Gangland figure Des "Tuppence" Moran slumped to the floor and muttered "oh shit" after he was gunned down in a Melbourne cafe last year, a court has heard.
A witness told a hearing for four co-accused in Mr Moran's murder that as the shots rang out in the Ascot Vale deli, someone yelled, "Hit the floor."
Peter Kirchner, 73, said he had been sitting with Mr Moran outside the Union Road cafe drinking coffee and talking about horses before the shooting.
Mr Moran, who had eaten a bowl of soup, got up and walked into the cafe to pay, Mr Kirchner said.
Mr Kirchner also went inside and shortly after heard what he thought was a car backfiring.
"Someone yelled out, 'Hit the floor,'" Mr Kirchner told the Melbourne Magistrates Court on Monday.
"I hit the floor."
Mr Kirchner said he saw a silhouette, with a hand holding what he believed to be a gun.
He said he saw Mr Moran slump to the floor and heard him mutter, "Oh shit."

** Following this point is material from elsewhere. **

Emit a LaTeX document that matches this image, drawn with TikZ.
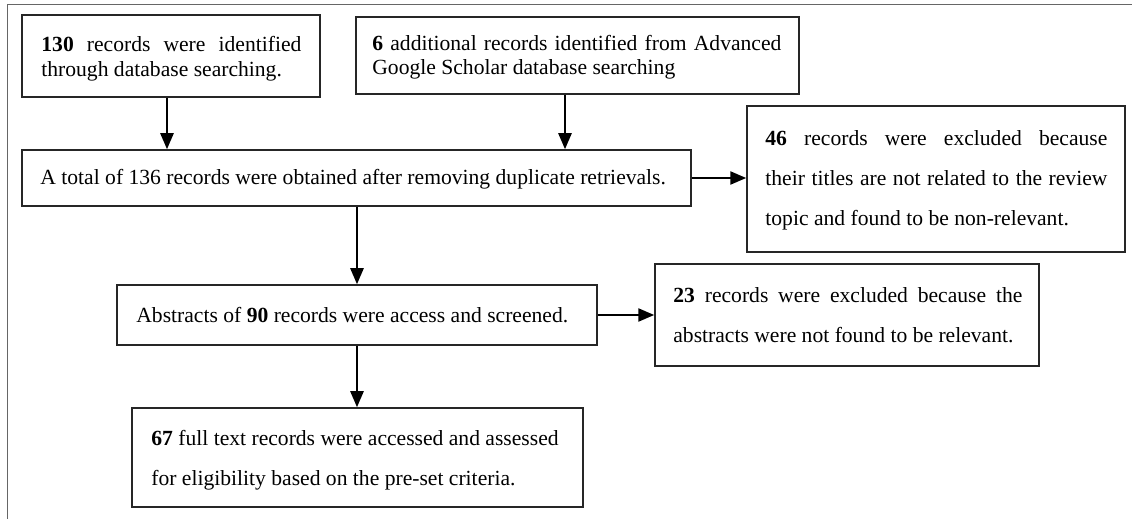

Mr Kirchner told the hearing he heard up to six shots, including three after Mr Moran had fallen to the ground.
After the first shots, he turned around and saw a gun poking through the plastic strips hanging in the deli's doorway.

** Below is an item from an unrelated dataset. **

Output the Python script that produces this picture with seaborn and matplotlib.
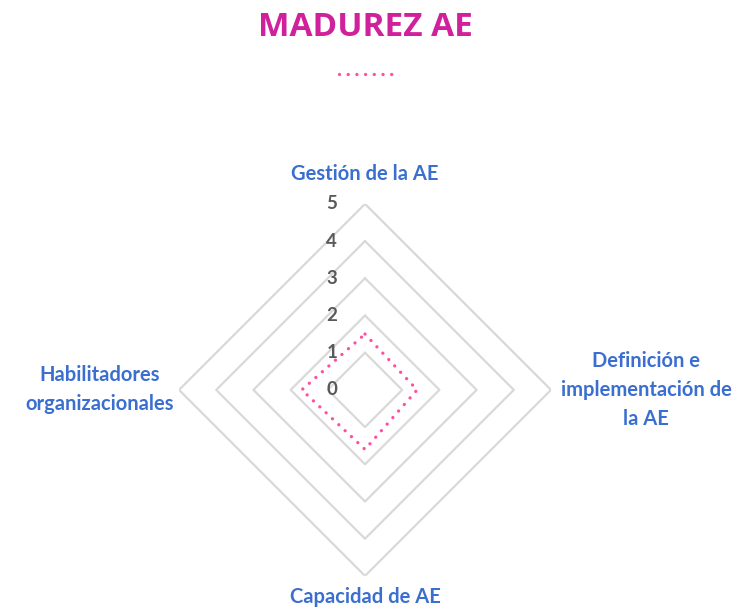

"All I can remember seeing is a hand with a gun pumping shots into Des," Mr Kirchner said in a statement tendered to the court.
Mr Kirchner told the court he lay on the ground for two or three minutes before he was helped to his feet.
He remained in the cafe with the proprietors and another man who had locked himself in the toilet until police arrived.
No one moved towards Mr Moran's body, which lay in a pool of blood near the doorway.
The witness was giving evidence on the first day of a committal hearing for four people accused of Mr Moran's murder.
The co-accused include Mr Moran's sister-in-law, Judy Moran, 65, who appeared in court on Monday in a wheelchair after suffering a fractured hip.
Suzanne Kane, 46, Geoffrey Armour, 44, and Michael Farrugia are also charged with murder.
Two other witnesses, Gen Hope and Judy Marston, were walking nearby when they heard five loud bangs.
Two people were running down the street toward them and one yelled out `run', causing Ms Hope to break into a sprint.
Ms Marston called out to her to stop.
They then saw a car pull out of a nearby carpark.
Ms Hope initially told police she thought a man was driving the car, but the court heard she made a second statement after seeing a news report on television featuring Judy Moran.
She told the court it made her think "that's what I saw in the car".
Ms Marston said she had assumed the car's driver was male, but it did not look like either of the men she had seen running towards her earlier.
The committal hearing is expected to run for three weeks.